According to Verizon, 4G LTE download speeds are between 5-12 Mbps, and upload speeds are between 2-5 Mbps. Today, Android and other smartphones have access to more bandwidth over 4G than most people have in their home, not to mention their businesses. Doing the math, one million devices having access to 2-5 Mbps for uploading, theoretically could generate between 2–5 Terabits of traffic, per second. Just imagine if that was all DDoS attack traffic.
Botnet masters who launch DDoS attacks are always looking for ways to increase the impact of their attacks. Botnets made up of Android devices are a complete reality and scarily, they can go beyond mobile devices. For example, alarm systems, televisions, or any other device running Android could potentially become part of a botnet.
All an attacker needs to do is somehow plant the code to launch an attack (which could be in the form of an app) on one of these Android devices, paving the way for the command and control backdoor needed to launch such a “concerted” attack. Non-Android devices can easily become part of a botnet as well. This is in no way intended to be specific to Android.
One thing the industry may not be aware of is the real threat to a mobile network when nearly one million mobile devices have command and control enabled. The possibility of a denial of service attack against components in the mobile operators Evolved Packet Core (EPC) is also a reality. Researchers suggest that components could be taken offline due to a denial of service attack, affecting the interworking of a mobile operator’s network.
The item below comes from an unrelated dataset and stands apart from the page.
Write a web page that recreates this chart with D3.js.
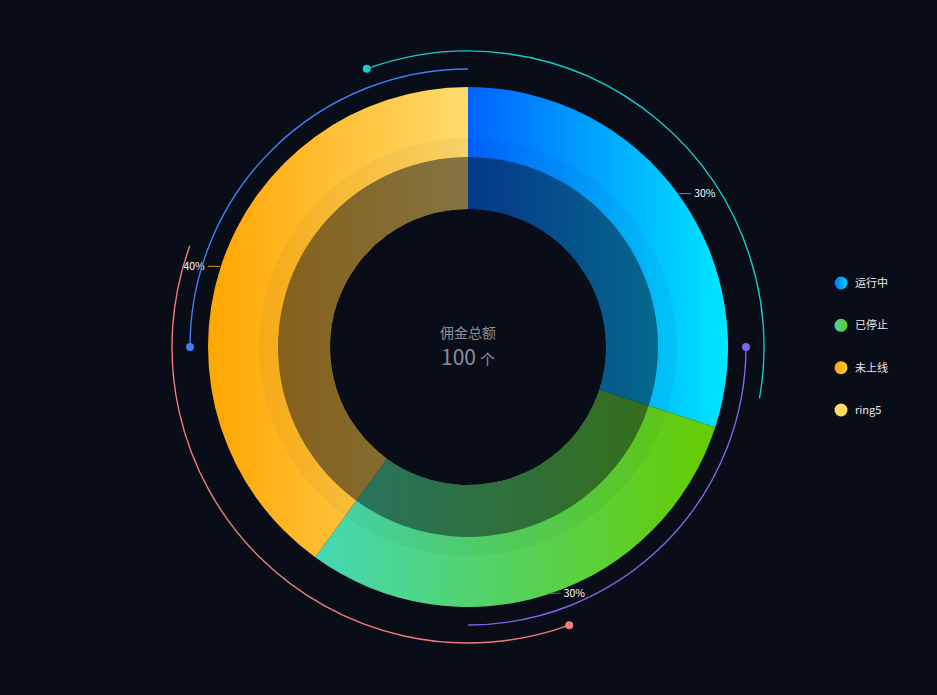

This denial of service scenario is much different than the DDoS attacks we hear so often about. Instead of an attack coming from the Internet toward the mobile operator, this attack scenario originates from within the mobile network itself.
Not only could this type of an attack impact people’s phone service, but it could also impact any device connected to a 4G LTE network, such as home alarm systems, emergency responders, etcetera. Unfortunately for those who don’t like horror stories, this scenario is reality and mobile operators need to be prepared to provide the proper defense.